- **Dataset section**:
═══
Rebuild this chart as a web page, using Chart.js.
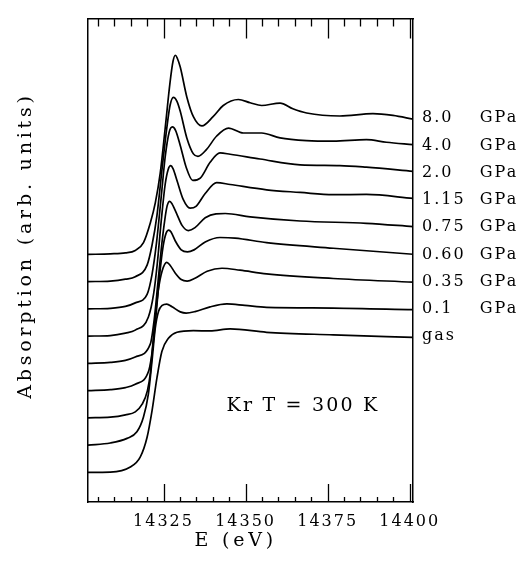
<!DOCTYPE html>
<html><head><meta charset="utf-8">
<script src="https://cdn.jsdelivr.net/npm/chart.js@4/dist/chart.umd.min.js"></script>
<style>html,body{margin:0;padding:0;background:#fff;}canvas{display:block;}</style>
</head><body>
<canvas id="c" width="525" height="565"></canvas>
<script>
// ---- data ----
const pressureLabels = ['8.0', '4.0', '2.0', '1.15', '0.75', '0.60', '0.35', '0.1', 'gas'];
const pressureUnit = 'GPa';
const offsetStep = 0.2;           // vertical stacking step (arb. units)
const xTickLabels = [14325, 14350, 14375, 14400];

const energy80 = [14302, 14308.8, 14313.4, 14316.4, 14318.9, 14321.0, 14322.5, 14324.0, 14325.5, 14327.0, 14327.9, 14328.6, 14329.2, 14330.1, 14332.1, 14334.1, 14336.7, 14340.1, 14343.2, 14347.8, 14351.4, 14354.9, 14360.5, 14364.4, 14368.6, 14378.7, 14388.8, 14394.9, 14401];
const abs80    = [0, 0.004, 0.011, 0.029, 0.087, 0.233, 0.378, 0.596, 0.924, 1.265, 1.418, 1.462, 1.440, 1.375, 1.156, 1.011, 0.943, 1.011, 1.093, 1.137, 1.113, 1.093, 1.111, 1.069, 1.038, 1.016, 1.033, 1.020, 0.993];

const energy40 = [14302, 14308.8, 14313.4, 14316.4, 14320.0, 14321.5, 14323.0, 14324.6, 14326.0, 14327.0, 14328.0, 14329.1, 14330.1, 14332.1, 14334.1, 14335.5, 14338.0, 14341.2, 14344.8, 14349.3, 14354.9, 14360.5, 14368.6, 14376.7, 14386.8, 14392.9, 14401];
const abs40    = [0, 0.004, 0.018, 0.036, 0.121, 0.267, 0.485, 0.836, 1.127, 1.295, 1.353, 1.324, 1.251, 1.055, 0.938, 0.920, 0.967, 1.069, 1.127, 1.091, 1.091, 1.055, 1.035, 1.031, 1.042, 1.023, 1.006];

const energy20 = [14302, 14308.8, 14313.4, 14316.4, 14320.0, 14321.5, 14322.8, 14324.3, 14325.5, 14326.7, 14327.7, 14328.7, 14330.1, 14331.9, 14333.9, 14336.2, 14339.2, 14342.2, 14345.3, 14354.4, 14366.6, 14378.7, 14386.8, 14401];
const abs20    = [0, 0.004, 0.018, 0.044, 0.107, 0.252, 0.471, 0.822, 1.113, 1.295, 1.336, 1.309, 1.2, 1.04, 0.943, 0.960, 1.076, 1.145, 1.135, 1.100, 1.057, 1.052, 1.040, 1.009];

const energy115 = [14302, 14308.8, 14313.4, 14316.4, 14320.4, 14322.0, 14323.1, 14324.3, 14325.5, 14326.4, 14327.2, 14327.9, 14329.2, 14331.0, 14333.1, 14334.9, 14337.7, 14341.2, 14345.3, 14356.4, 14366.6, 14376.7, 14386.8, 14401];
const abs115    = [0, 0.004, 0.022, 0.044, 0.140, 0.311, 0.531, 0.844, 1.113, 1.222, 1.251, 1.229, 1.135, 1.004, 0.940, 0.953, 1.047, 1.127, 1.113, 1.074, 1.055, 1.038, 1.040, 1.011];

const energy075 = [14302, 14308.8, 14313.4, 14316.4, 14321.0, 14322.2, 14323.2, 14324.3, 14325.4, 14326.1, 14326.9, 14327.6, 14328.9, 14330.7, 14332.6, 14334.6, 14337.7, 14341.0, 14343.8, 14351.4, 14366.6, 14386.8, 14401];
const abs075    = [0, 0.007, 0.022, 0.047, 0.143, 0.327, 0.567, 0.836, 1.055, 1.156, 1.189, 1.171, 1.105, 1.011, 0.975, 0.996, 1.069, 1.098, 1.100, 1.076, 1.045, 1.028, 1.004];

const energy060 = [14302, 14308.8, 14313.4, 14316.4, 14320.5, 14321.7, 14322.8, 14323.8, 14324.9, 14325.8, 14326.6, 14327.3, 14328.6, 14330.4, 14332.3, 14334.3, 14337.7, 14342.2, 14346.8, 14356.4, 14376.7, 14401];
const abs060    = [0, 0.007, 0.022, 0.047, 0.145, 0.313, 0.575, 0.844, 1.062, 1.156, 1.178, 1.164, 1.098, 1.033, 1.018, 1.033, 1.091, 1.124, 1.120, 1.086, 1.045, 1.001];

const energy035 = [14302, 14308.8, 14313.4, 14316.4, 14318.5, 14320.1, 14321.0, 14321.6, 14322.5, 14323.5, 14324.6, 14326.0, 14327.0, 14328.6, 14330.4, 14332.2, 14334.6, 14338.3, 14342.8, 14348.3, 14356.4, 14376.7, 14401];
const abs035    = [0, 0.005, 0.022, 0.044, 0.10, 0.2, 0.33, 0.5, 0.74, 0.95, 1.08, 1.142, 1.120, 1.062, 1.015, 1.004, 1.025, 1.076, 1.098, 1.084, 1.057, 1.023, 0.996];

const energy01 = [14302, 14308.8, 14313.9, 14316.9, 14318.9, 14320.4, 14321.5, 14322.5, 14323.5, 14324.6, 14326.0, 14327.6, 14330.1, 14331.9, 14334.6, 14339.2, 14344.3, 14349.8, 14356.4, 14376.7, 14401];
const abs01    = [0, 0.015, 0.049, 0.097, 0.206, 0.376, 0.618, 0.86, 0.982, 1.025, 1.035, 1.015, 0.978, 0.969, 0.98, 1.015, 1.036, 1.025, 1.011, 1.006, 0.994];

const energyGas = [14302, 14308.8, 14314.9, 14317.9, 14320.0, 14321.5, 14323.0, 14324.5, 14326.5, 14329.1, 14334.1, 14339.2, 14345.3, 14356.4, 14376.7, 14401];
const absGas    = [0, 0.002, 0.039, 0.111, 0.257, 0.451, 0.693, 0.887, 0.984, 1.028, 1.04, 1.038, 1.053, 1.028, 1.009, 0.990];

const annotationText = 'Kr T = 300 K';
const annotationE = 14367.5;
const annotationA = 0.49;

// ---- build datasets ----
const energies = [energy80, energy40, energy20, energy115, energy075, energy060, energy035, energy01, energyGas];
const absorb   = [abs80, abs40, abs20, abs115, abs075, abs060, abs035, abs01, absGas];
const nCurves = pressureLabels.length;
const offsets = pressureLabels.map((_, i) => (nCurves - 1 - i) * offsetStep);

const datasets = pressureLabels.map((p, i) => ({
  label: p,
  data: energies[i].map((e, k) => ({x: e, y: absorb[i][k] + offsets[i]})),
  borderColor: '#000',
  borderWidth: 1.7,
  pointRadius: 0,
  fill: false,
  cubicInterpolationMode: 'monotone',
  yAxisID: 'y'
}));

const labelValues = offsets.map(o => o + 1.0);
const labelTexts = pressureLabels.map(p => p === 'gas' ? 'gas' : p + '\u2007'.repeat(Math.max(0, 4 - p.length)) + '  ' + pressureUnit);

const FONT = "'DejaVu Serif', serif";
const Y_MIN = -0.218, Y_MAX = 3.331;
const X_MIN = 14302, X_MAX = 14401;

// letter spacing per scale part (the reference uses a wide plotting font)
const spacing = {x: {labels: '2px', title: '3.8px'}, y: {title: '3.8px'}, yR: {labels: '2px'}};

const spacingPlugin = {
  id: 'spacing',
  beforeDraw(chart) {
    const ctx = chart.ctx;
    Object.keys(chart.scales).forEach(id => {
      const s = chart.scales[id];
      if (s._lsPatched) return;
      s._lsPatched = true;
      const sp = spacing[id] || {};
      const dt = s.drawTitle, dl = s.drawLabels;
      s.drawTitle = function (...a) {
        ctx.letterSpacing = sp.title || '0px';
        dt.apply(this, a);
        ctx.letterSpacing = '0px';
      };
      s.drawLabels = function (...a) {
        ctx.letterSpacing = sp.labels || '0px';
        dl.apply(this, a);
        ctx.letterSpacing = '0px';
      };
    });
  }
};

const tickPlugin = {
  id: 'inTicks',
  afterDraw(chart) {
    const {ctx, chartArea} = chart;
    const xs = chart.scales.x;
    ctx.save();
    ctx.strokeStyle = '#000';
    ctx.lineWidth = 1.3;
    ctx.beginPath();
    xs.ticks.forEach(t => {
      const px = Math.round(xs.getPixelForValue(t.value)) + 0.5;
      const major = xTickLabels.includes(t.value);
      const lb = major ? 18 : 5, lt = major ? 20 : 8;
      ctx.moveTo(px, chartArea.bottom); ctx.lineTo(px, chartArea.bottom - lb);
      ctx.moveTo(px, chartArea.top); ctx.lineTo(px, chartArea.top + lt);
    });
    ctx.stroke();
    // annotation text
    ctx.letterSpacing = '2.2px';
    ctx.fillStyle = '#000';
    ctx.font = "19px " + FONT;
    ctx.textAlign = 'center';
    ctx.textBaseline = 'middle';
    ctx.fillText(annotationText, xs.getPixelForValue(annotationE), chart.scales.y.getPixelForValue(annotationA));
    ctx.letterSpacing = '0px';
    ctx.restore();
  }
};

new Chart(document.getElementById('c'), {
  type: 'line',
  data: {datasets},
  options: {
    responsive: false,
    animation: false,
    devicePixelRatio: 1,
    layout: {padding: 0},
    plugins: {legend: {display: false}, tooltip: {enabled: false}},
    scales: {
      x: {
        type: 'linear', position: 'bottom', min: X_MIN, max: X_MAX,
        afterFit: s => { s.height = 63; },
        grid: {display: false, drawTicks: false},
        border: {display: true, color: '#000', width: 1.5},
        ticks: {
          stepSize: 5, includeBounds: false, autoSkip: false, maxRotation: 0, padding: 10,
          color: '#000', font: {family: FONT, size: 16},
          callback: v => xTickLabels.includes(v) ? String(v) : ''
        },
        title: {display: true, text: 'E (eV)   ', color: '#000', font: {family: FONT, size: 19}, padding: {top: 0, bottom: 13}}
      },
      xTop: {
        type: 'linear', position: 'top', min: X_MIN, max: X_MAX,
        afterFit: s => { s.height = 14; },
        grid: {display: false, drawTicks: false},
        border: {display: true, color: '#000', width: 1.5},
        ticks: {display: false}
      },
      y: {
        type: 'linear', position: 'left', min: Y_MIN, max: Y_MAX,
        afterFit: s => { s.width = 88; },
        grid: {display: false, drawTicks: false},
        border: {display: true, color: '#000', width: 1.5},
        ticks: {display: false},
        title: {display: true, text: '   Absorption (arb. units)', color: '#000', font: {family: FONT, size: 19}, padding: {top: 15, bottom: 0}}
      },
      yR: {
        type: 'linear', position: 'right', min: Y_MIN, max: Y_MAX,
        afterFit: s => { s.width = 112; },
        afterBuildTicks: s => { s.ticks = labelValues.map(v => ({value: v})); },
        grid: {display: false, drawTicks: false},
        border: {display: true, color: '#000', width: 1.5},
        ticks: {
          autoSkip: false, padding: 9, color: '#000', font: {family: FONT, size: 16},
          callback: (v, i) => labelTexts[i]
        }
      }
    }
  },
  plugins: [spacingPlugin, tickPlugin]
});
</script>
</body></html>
═══
- **Exercise description**: Write out each line of the listing above, exactly, from its first line to the line holding "1.033, 1.020, 0.993];", inclusive. Skip the pictures.

- **Expected output**:
Rebuild this chart as a web page, using Chart.js.
<!DOCTYPE html>
<html><head><meta charset="utf-8">
<script src="https://cdn.jsdelivr.net/npm/chart.js@4/dist/chart.umd.min.js"></script>
<style>html,body{margin:0;padding:0;background:#fff;}canvas{display:block;}</style>
</head><body>
<canvas id="c" width="525" height="565"></canvas>
<script>
// ---- data ----
const pressureLabels = ['8.0', '4.0', '2.0', '1.15', '0.75', '0.60', '0.35', '0.1', 'gas'];
const pressureUnit = 'GPa';
const offsetStep = 0.2;           // vertical stacking step (arb. units)
const xTickLabels = [14325, 14350, 14375, 14400];

const energy80 = [14302, 14308.8, 14313.4, 14316.4, 14318.9, 14321.0, 14322.5, 14324.0, 14325.5, 14327.0, 14327.9, 14328.6, 14329.2, 14330.1, 14332.1, 14334.1, 14336.7, 14340.1, 14343.2, 14347.8, 14351.4, 14354.9, 14360.5, 14364.4, 14368.6, 14378.7, 14388.8, 14394.9, 14401];
const abs80    = [0, 0.004, 0.011, 0.029, 0.087, 0.233, 0.378, 0.596, 0.924, 1.265, 1.418, 1.462, 1.440, 1.375, 1.156, 1.011, 0.943, 1.011, 1.093, 1.137, 1.113, 1.093, 1.111, 1.069, 1.038, 1.016, 1.033, 1.020, 0.993];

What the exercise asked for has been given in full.